▶ Task to complete
Reproduce the listing below word for word, with no pictures.
========================================================================
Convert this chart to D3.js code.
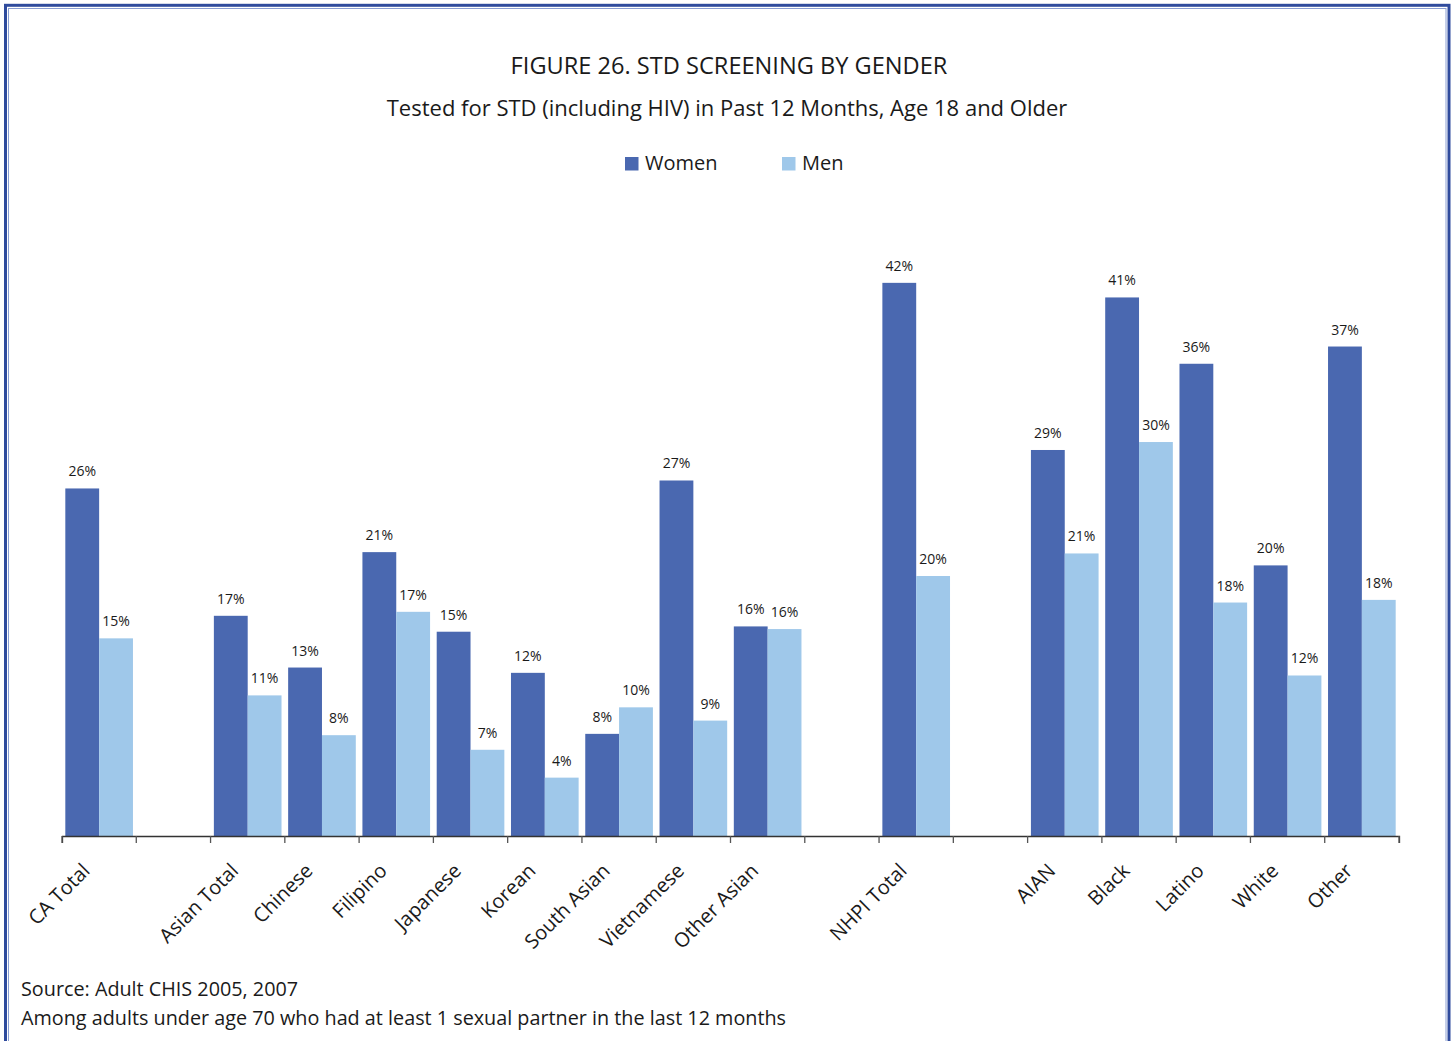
<!DOCTYPE html>
<html>
<head>
<meta charset="utf-8">
<script src="https://cdn.jsdelivr.net/npm/d3@7"></script>
<style>
  html, body { margin: 0; padding: 0; background: #fff; }
  svg { display: block; }
  text { font-family: "Open Sans", "Noto Sans", sans-serif; fill: #1a1a1a; }
</style>
</head>
<body>
<svg id="chart" width="1453" height="1041"></svg>
<script>
// ---- data ----
const categories = ["CA Total", "", "Asian Total", "Chinese", "Filipino", "Japanese", "Korean",
  "South Asian", "Vietnamese", "Other Asian", " ", "NHPI Total", "  ", "AIAN", "Black", "Latino", "White", "Other"];
const women = [26.2, null, 16.6, 12.7, 21.4, 15.4, 12.3, 7.7, 26.8, 15.8, null, 41.7, null, 29.1, 40.6, 35.6, 20.4, 36.9];
const men   = [14.9, null, 10.6, 7.6, 16.9, 6.5, 4.4, 9.7, 8.7, 15.6, null, 19.6, null, 21.3, 29.7, 17.6, 12.1, 17.8];
const seriesNames = ["Women", "Men"];
const titleText = "FIGURE 26. STD SCREENING BY GENDER";
const subtitleText = "Tested for STD (including HIV) in Past 12 Months, Age 18 and Older";
const footnotes = ["Source: Adult CHIS 2005, 2007",
  "Among adults under age 70 who had at least 1 sexual partner in the last 12 months"];

// ---- styles ----
const colors = { Women: "#4a68b0", Men: "#9fc8ea" };
const svg = d3.select("#chart");

// frame
svg.append("rect").attr("x", 5.5).attr("y", 5.3).attr("width", 1443.5).attr("height", 1100)
  .attr("fill", "none").attr("stroke", "#2f4b9d").attr("stroke-width", 3);
svg.append("rect").attr("x", 8.5).attr("y", 8.5).attr("width", 1437.5).attr("height", 1100)
  .attr("fill", "none").attr("stroke", "#8a9ed2").attr("stroke-width", 1);

// scales
const x0 = d3.scaleBand().domain(categories).range([62, 1399]).paddingInner(0).paddingOuter(0);
const x1 = d3.scaleBand().domain(seriesNames).range([0, x0.bandwidth()]).paddingOuter(0.098);
const y = d3.scaleLinear().domain([0, 45]).range([836, 836 - 45 * 13.265]);

const rows = categories.map((c, i) => ({ cat: c, Women: women[i], Men: men[i] }));

const g = svg.append("g");
const groups = g.selectAll("g.cat").data(rows.filter(r => r.Women != null))
  .join("g").attr("class", "cat").attr("transform", d => `translate(${x0(d.cat)},0)`);

groups.selectAll("rect").data(d => seriesNames.map(s => ({ s, v: d[s] })))
  .join("rect")
  .attr("x", d => x1(d.s)).attr("width", x1.bandwidth())
  .attr("y", d => y(d.v)).attr("height", d => y(0) - y(d.v))
  .attr("fill", d => colors[d.s]);

groups.selectAll("text.val").data(d => seriesNames.map(s => ({ s, v: d[s] })))
  .join("text").attr("class", "val")
  .attr("x", d => x1(d.s) + x1.bandwidth() / 2)
  .attr("y", d => y(d.v) - 12)
  .attr("text-anchor", "middle").attr("font-size", 14)
  .text(d => Math.round(d.v) + "%");

// axis
const axis = d3.axisBottom(x0).tickSize(7).tickFormat("").tickSizeOuter(7);
const axG = svg.append("g").attr("transform", `translate(0,${y(0)})`).call(axis);
axG.select(".domain").attr("stroke", "#333").attr("stroke-width", 1.3);
axG.selectAll(".tick").remove();
// boundary ticks between categories
const bounds = categories.map(c => x0(c)).concat([x0.range()[1]]);
axG.selectAll("line.b").data(bounds).join("line").attr("class", "b")
  .attr("x1", d => d).attr("x2", d => d).attr("y1", 0).attr("y2", 7)
  .attr("stroke", "#555").attr("stroke-width", 1.3);

// category labels
svg.append("g").selectAll("text").data(categories.filter(c => c.trim() !== ""))
  .join("text")
  .attr("transform", d => `translate(${x0(d) + x0.bandwidth() / 2 - 8},872) rotate(-45)`)
  .attr("text-anchor", "end").attr("font-size", 20)
  .text(d => d);

// titles
svg.append("text").attr("x", 729).attr("y", 74).attr("text-anchor", "middle")
  .attr("font-size", 23.6).text(titleText);
svg.append("text").attr("x", 727).attr("y", 116).attr("text-anchor", "middle")
  .attr("font-size", 22).text(subtitleText);

// legend
const leg = svg.append("g");
const legX = [625, 782];
seriesNames.forEach((s, i) => {
  leg.append("rect").attr("x", legX[i]).attr("y", 157).attr("width", 13.5).attr("height", 13.5).attr("fill", colors[s]);
  leg.append("text").attr("x", legX[i] + 20).attr("y", 170).attr("font-size", 20).text(s);
});

// footnotes
svg.append("g").selectAll("text").data(footnotes).join("text")
  .attr("x", 21).attr("y", (d, i) => 996 + i * 29).attr("font-size", 19.8).text(d => d);
</script>
</body>
</html>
========================================================================
▶ Complete answer
Convert this chart to D3.js code.
<!DOCTYPE html>
<html>
<head>
<meta charset="utf-8">
<script src="https://cdn.jsdelivr.net/npm/d3@7"></script>
<style>
  html, body { margin: 0; padding: 0; background: #fff; }
  svg { display: block; }
  text { font-family: "Open Sans", "Noto Sans", sans-serif; fill: #1a1a1a; }
</style>
</head>
<body>
<svg id="chart" width="1453" height="1041"></svg>
<script>
// ---- data ----
const categories = ["CA Total", "", "Asian Total", "Chinese", "Filipino", "Japanese", "Korean",
  "South Asian", "Vietnamese", "Other Asian", " ", "NHPI Total", "  ", "AIAN", "Black", "Latino", "White", "Other"];
const women = [26.2, null, 16.6, 12.7, 21.4, 15.4, 12.3, 7.7, 26.8, 15.8, null, 41.7, null, 29.1, 40.6, 35.6, 20.4, 36.9];
const men   = [14.9, null, 10.6, 7.6, 16.9, 6.5, 4.4, 9.7, 8.7, 15.6, null, 19.6, null, 21.3, 29.7, 17.6, 12.1, 17.8];
const seriesNames = ["Women", "Men"];
const titleText = "FIGURE 26. STD SCREENING BY GENDER";
const subtitleText = "Tested for STD (including HIV) in Past 12 Months, Age 18 and Older";
const footnotes = ["Source: Adult CHIS 2005, 2007",
  "Among adults under age 70 who had at least 1 sexual partner in the last 12 months"];

// ---- styles ----
const colors = { Women: "#4a68b0", Men: "#9fc8ea" };
const svg = d3.select("#chart");

// frame
svg.append("rect").attr("x", 5.5).attr("y", 5.3).attr("width", 1443.5).attr("height", 1100)
  .attr("fill", "none").attr("stroke", "#2f4b9d").attr("stroke-width", 3);
svg.append("rect").attr("x", 8.5).attr("y", 8.5).attr("width", 1437.5).attr("height", 1100)
  .attr("fill", "none").attr("stroke", "#8a9ed2").attr("stroke-width", 1);

// scales
const x0 = d3.scaleBand().domain(categories).range([62, 1399]).paddingInner(0).paddingOuter(0);
const x1 = d3.scaleBand().domain(seriesNames).range([0, x0.bandwidth()]).paddingOuter(0.098);
const y = d3.scaleLinear().domain([0, 45]).range([836, 836 - 45 * 13.265]);

const rows = categories.map((c, i) => ({ cat: c, Women: women[i], Men: men[i] }));

const g = svg.append("g");
const groups = g.selectAll("g.cat").data(rows.filter(r => r.Women != null))
  .join("g").attr("class", "cat").attr("transform", d => `translate(${x0(d.cat)},0)`);

groups.selectAll("rect").data(d => seriesNames.map(s => ({ s, v: d[s] })))
  .join("rect")
  .attr("x", d => x1(d.s)).attr("width", x1.bandwidth())
  .attr("y", d => y(d.v)).attr("height", d => y(0) - y(d.v))
  .attr("fill", d => colors[d.s]);

groups.selectAll("text.val").data(d => seriesNames.map(s => ({ s, v: d[s] })))
  .join("text").attr("class", "val")
  .attr("x", d => x1(d.s) + x1.bandwidth() / 2)
  .attr("y", d => y(d.v) - 12)
  .attr("text-anchor", "middle").attr("font-size", 14)
  .text(d => Math.round(d.v) + "%");

// axis
const axis = d3.axisBottom(x0).tickSize(7).tickFormat("").tickSizeOuter(7);
const axG = svg.append("g").attr("transform", `translate(0,${y(0)})`).call(axis);
axG.select(".domain").attr("stroke", "#333").attr("stroke-width", 1.3);
axG.selectAll(".tick").remove();
// boundary ticks between categories
const bounds = categories.map(c => x0(c)).concat([x0.range()[1]]);
axG.selectAll("line.b").data(bounds).join("line").attr("class", "b")
  .attr("x1", d => d).attr("x2", d => d).attr("y1", 0).attr("y2", 7)
  .attr("stroke", "#555").attr("stroke-width", 1.3);

// category labels
svg.append("g").selectAll("text").data(categories.filter(c => c.trim() !== ""))
  .join("text")
  .attr("transform", d => `translate(${x0(d) + x0.bandwidth() / 2 - 8},872) rotate(-45)`)
  .attr("text-anchor", "end").attr("font-size", 20)
  .text(d => d);

// titles
svg.append("text").attr("x", 729).attr("y", 74).attr("text-anchor", "middle")
  .attr("font-size", 23.6).text(titleText);
svg.append("text").attr("x", 727).attr("y", 116).attr("text-anchor", "middle")
  .attr("font-size", 22).text(subtitleText);

// legend
const leg = svg.append("g");
const legX = [625, 782];
seriesNames.forEach((s, i) => {
  leg.append("rect").attr("x", legX[i]).attr("y", 157).attr("width", 13.5).attr("height", 13.5).attr("fill", colors[s]);
  leg.append("text").attr("x", legX[i] + 20).attr("y", 170).attr("font-size", 20).text(s);
});

// footnotes
svg.append("g").selectAll("text").data(footnotes).join("text")
  .attr("x", 21).attr("y", (d, i) => 996 + i * 29).attr("font-size", 19.8).text(d => d);
</script>
</body>
</html>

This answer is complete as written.